Modern Mexican cuisine includes countless preparations of chicken, beef, pork, veal, lamb and seafood. But meat, fish and fowl were no strangers to the ancient cuisine, and many of the same types are found in today´s menus. In the Yucatan, pheasant and deer were (and still are) domesticated. Turkey, rabbit, duck, pigeons and turtledoves were hunted and trapped in other areas. Iguana, turtles and frogs are still considered delicacies in some regions, and of course, fish and seafood abounded in coastal waters as well as in lakes, rivers, and streams of the upper plateau.

Fruits and vegetables were plentiful, mushrooms and herbs were used to cook with and were also ingredients of curative potions and ritual concoctions. The flowers of squash and other plants were used in soups.
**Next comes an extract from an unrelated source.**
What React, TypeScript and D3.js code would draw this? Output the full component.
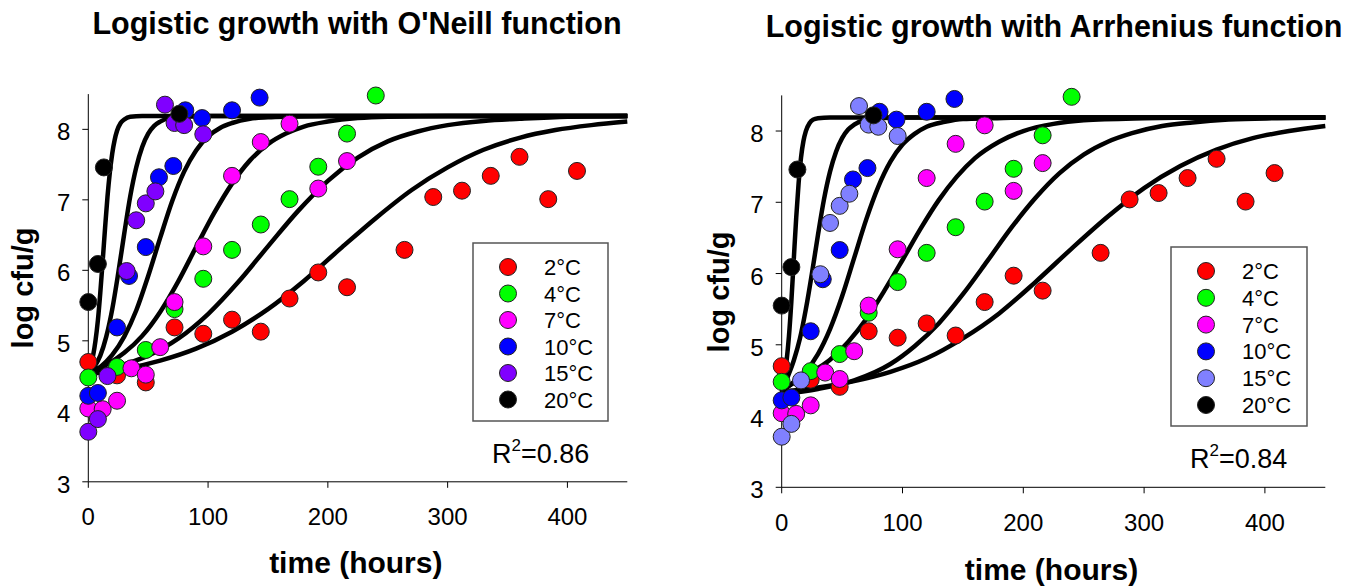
import React from 'react';
import * as d3 from 'd3';

// ---- observed counts (log cfu/g) by storage temperature ----
const temps = ['2°C', '4°C', '7°C', '10°C', '15°C', '20°C'];

const hours2 = [0, 24, 48, 72, 96, 120, 144, 168, 192, 216, 264, 288, 312, 336, 360, 384, 408];
const log2 = [4.70, 4.51, 4.41, 5.19, 5.10, 5.30, 5.13, 5.60, 5.97, 5.76, 6.29, 7.04, 7.13, 7.34, 7.61, 7.01, 7.41];

const hours4 = [0, 24, 48, 72, 96, 120, 144, 168, 192, 216, 240];
const log4 = [4.48, 4.63, 4.87, 5.45, 5.88, 6.29, 6.65, 7.01, 7.47, 7.94, 8.48];

const hours7 = [0, 12, 24, 36, 48, 60, 72, 96, 120, 144, 168, 192, 216];
const log7 = [4.04, 4.03, 4.15, 4.61, 4.52, 4.91, 5.55, 6.34, 7.34, 7.82, 8.08, 7.16, 7.55];

const hours10 = [0, 8, 24, 34, 48, 59, 71, 81, 95, 120, 143];
const log10 = [4.22, 4.26, 5.19, 5.92, 6.33, 7.32, 7.48, 8.27, 8.16, 8.27, 8.45];

const hours15 = [0, 8, 16, 32, 40, 48, 56, 64, 72, 80, 96];
const log15 = [3.71, 3.89, 4.50, 5.99, 6.71, 6.95, 7.12, 8.35, 8.09, 8.06, 7.93];

const hours20 = [0, 8, 13, 76];
const log20 = [5.55, 6.09, 7.46, 8.22];

const hoursByTemp = [hours2, hours4, hours7, hours10, hours15, hours20];
const logByTemp = [log2, log4, log7, log10, log15, log20];

// ---- fitted logistic curves, O'Neill temperature function ([hours, log cfu/g]) ----
const oneill20: [number, number][] = [[0, 4.55], [2, 4.64], [4, 4.79], [6, 5.0], [8, 5.29], [10, 5.68], [12, 6.13], [14, 6.6], [16, 7.04], [18, 7.39], [20, 7.66], [22, 7.85], [24, 7.98], [27, 8.09], [30, 8.14], [35, 8.18], [45, 8.19], [450, 8.19]];
const oneill15: [number, number][] = [[0, 4.53], [5, 4.63], [10, 4.79], [15, 5.06], [20, 5.45], [25, 5.96], [30, 6.52], [35, 7.05], [40, 7.46], [45, 7.75], [50, 7.94], [55, 8.05], [60, 8.11], [70, 8.17], [80, 8.18], [100, 8.19], [450, 8.19]];
const oneill10: [number, number][] = [[0, 4.53], [10, 4.63], [20, 4.8], [30, 5.06], [40, 5.43], [50, 5.92], [60, 6.46], [70, 6.98], [80, 7.4], [90, 7.7], [100, 7.9], [110, 8.02], [120, 8.09], [135, 8.15], [150, 8.17], [170, 8.18], [200, 8.19], [450, 8.19]];
const oneill7: [number, number][] = [[0, 4.56], [15, 4.66], [30, 4.83], [45, 5.07], [60, 5.41], [75, 5.84], [90, 6.33], [105, 6.81], [120, 7.23], [135, 7.56], [150, 7.79], [165, 7.94], [180, 8.04], [200, 8.11], [225, 8.16], [250, 8.18], [300, 8.19], [450, 8.19]];
const oneill4: [number, number][] = [[0, 4.54], [25, 4.64], [50, 4.79], [75, 5.03], [100, 5.38], [125, 5.83], [150, 6.34], [175, 6.84], [200, 7.27], [225, 7.6], [250, 7.83], [275, 7.97], [300, 8.06], [330, 8.12], [360, 8.15], [400, 8.18], [450, 8.19]];
const oneill2: [number, number][] = [[0, 4.53], [30, 4.6], [60, 4.72], [90, 4.89], [120, 5.13], [150, 5.45], [180, 5.85], [210, 6.3], [240, 6.74], [270, 7.14], [300, 7.46], [330, 7.71], [360, 7.88], [390, 7.99], [420, 8.06], [450, 8.11]];

// ---- fitted logistic curves, Arrhenius temperature function ----
const arrh20: [number, number][] = [[0, 4.35], [2, 4.53], [4, 4.77], [6, 5.12], [8, 5.61], [10, 6.2], [12, 6.78], [14, 7.27], [16, 7.63], [18, 7.86], [20, 8.0], [23, 8.11], [26, 8.16], [30, 8.18], [40, 8.19], [450, 8.19]];
const arrh15: [number, number][] = [[0, 4.33], [5, 4.55], [10, 4.78], [15, 5.08], [20, 5.5], [25, 6.0], [30, 6.54], [35, 7.04], [40, 7.43], [45, 7.71], [50, 7.9], [55, 8.02], [60, 8.09], [70, 8.16], [80, 8.18], [100, 8.19], [450, 8.19]];
const arrh10: [number, number][] = [[0, 4.34], [10, 4.48], [20, 4.63], [30, 4.87], [40, 5.22], [50, 5.68], [60, 6.22], [70, 6.76], [80, 7.22], [90, 7.57], [100, 7.81], [110, 7.96], [120, 8.06], [135, 8.13], [150, 8.17], [175, 8.18], [200, 8.19], [450, 8.19]];
const arrh7: [number, number][] = [[0, 4.36], [20, 4.57], [40, 4.79], [55, 5.04], [70, 5.36], [85, 5.76], [100, 6.19], [115, 6.63], [130, 7.03], [145, 7.36], [160, 7.62], [180, 7.85], [200, 8.0], [225, 8.1], [250, 8.15], [300, 8.18], [350, 8.19], [450, 8.19]];
const arrh4: [number, number][] = [[0, 4.31], [30, 4.38], [60, 4.5], [90, 4.73], [110, 4.98], [130, 5.3], [150, 5.71], [170, 6.17], [190, 6.64], [210, 7.06], [230, 7.41], [250, 7.67], [270, 7.85], [290, 7.97], [315, 8.07], [340, 8.12], [370, 8.16], [410, 8.18], [450, 8.19]];
const arrh2: [number, number][] = [[0, 4.34], [30, 4.4], [60, 4.49], [90, 4.62], [120, 4.81], [150, 5.09], [180, 5.44], [210, 5.88], [240, 6.35], [270, 6.8], [300, 7.2], [330, 7.51], [360, 7.74], [390, 7.9], [420, 8.0], [450, 8.07]];

const xTicks = [0, 100, 200, 300, 400];
const yTicks = [3, 4, 5, 6, 7, 8];

const coloursOneill = ['#ff0000', '#00ff00', '#ff00ff', '#0000ff', '#8000ff', '#000000'];
const coloursArrh = ['#ff0000', '#00ff00', '#ff00ff', '#0000ff', '#8080ff', '#000000'];

const FONT = "Arial, 'Liberation Sans', Helvetica, sans-serif";

interface PanelSpec {
  title: string;
  titleX: number;
  titleY: number;
  x0: number; x1: number;
  y3: number; y85: number;
  yLabelX: number; yLabelY: number;
  xLabelY: number;
  tickLabelDy: number;
  colours: string[];
  curves: [number, number][][];
  legendBox: [number, number, number, number];
  legendStep: number;
  r2: string;
  r2X: number; r2Y: number;
}

const panels: PanelSpec[] = [
  {
    title: "Logistic growth with O'Neill function",
    titleX: 357, titleY: 34,
    x0: 88.3, x1: 627.3, y3: 481.8, y85: 94.1,
    yLabelX: 33, yLabelY: 288,
    xLabelY: 573, tickLabelDy: 43,
    colours: coloursOneill,
    curves: [oneill2, oneill4, oneill7, oneill10, oneill15, oneill20],
    legendBox: [473, 243, 608, 421], legendStep: 26.5,
    r2: '0.86', r2X: 492, r2Y: 463,
  },
  {
    title: 'Logistic growth with Arrhenius function',
    titleX: 1054, titleY: 37,
    x0: 781.7, x1: 1325.3, y3: 487.3, y85: 95.4,
    yLabelX: 729, yLabelY: 292,
    xLabelY: 580, tickLabelDy: 44,
    colours: coloursArrh,
    curves: [arrh2, arrh4, arrh7, arrh10, arrh15, arrh20],
    legendBox: [1171, 247, 1307, 426], legendStep: 26.8,
    r2: '0.84', r2X: 1190, r2Y: 468,
  },
];

function Panel({ p }: { p: PanelSpec }) {
  const x = d3.scaleLinear().domain([0, 450]).range([p.x0, p.x1]);
  const y = d3.scaleLinear().domain([3, 8.5]).range([p.y3, p.y85]);
  const line = d3.line<[number, number]>()
    .x((d) => x(d[0]))
    .y((d) => y(d[1]))
    .curve(d3.curveMonotoneX);
  const [lx0, ly0, lx1, ly1] = p.legendBox;
  const legendMarkX = lx0 + 35;
  const legendTextX = lx0 + 71;
  const legendFirstY = ly0 + 24;
  return (
    <g>
      <text x={p.titleX} y={p.titleY} textAnchor="middle" fontFamily={FONT} fontWeight="bold" fontSize={30.5}>
        {p.title}
      </text>

      {/* axes */}
      <line x1={p.x0} x2={p.x0} y1={p.y3} y2={p.y85} stroke="#000" strokeWidth={1} />
      <line x1={p.x0} x2={p.x1} y1={p.y3} y2={p.y3} stroke="#000" strokeWidth={1} />
      {yTicks.map((t) => (
        <g key={'y' + t}>
          <line x1={p.x0 - 6} x2={p.x0} y1={y(t)} y2={y(t)} stroke="#000" strokeWidth={1} />
          <text x={p.x0 - 18} y={y(t) + 11} textAnchor="end" fontFamily={FONT} fontSize={24}>{t}</text>
        </g>
      ))}
      {xTicks.map((t) => (
        <g key={'x' + t}>
          <line x1={x(t)} x2={x(t)} y1={p.y3} y2={p.y3 + 6} stroke="#000" strokeWidth={1} />
          <text x={x(t)} y={p.y3 + p.tickLabelDy} textAnchor="middle" fontFamily={FONT} fontSize={24}>{t}</text>
        </g>
      ))}
      <text x={(p.x0 + p.x1) / 2 - 2} y={p.xLabelY} textAnchor="middle" fontFamily={FONT} fontWeight="bold" fontSize={30}>
        time (hours)
      </text>
      <text transform={`translate(${p.yLabelX},${p.yLabelY}) rotate(-90)`} textAnchor="middle" fontFamily={FONT} fontWeight="bold" fontSize={29}>
        log cfu/g
      </text>

      {/* fitted curves */}
      {p.curves.map((c, i) => (
        <path key={'c' + i} d={line(c) ?? ''} fill="none" stroke="#000" strokeWidth={4.5} strokeLinejoin="round" />
      ))}

      {/* observations */}
      {hoursByTemp.map((hs, i) => (
        <g key={'s' + i}>
          {hs.map((h, j) => (
            <circle key={j} cx={x(h)} cy={y(logByTemp[i][j])} r={8.5} fill={p.colours[i]} stroke="#222" strokeWidth={1} />
          ))}
        </g>
      ))}

      {/* legend */}
      <rect x={lx0} y={ly0} width={lx1 - lx0} height={ly1 - ly0} fill="#fff" stroke="#555" strokeWidth={1.5} />
      {temps.map((tname, i) => (
        <g key={'l' + i}>
          <circle cx={legendMarkX} cy={legendFirstY + i * p.legendStep} r={8.5} fill={p.colours[i]} stroke="#222" strokeWidth={1} />
          <text x={legendTextX} y={legendFirstY + i * p.legendStep + 8} fontFamily={FONT} fontSize={22}>{tname}</text>
        </g>
      ))}

      <text x={p.r2X} y={p.r2Y} fontFamily={FONT} fontSize={27}>
        R<tspan dy={-12} fontSize={17}>2</tspan><tspan dy={12}>={p.r2}</tspan>
      </text>
    </g>
  );
}

export default function App() {
  return (
    <svg width={1362} height={587} style={{ position: 'absolute', left: 0, top: 0, background: '#fff' }}>
      <rect x={0} y={0} width={1362} height={587} fill="#fff" />
      {panels.map((p, i) => (
        <Panel key={i} p={p} />
      ))}
    </svg>
  );
}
The ancients enjoyed some of the same beverages, as well, as intoxicating brews made from fruits, grains and cactus were generally restricted to the priests, who used them in ceremonial proceedings. Chocolate was more widely available, but since the cacao beans were valued so highly, only the well-to-do could afford what is now one of the most popular beverages in Mexico. The beans were crushed and steeped in boiling water, sweetened with honey and spiced with cinnamon and vanilla. Sound familiar? The Spanish Conquistadores became so addicted to this drink, the Catholic Church subsequently outlawed it as “immoral and provocative.”

So as you can see, the roots of many Mexican culinary delights are deep indeed, producing gastronomical rewards unequalled by few other regions of the world. And, if you´ve never experienced a meal fit for a king, try a typical mexican dish. You can´t miss. Buen provecho.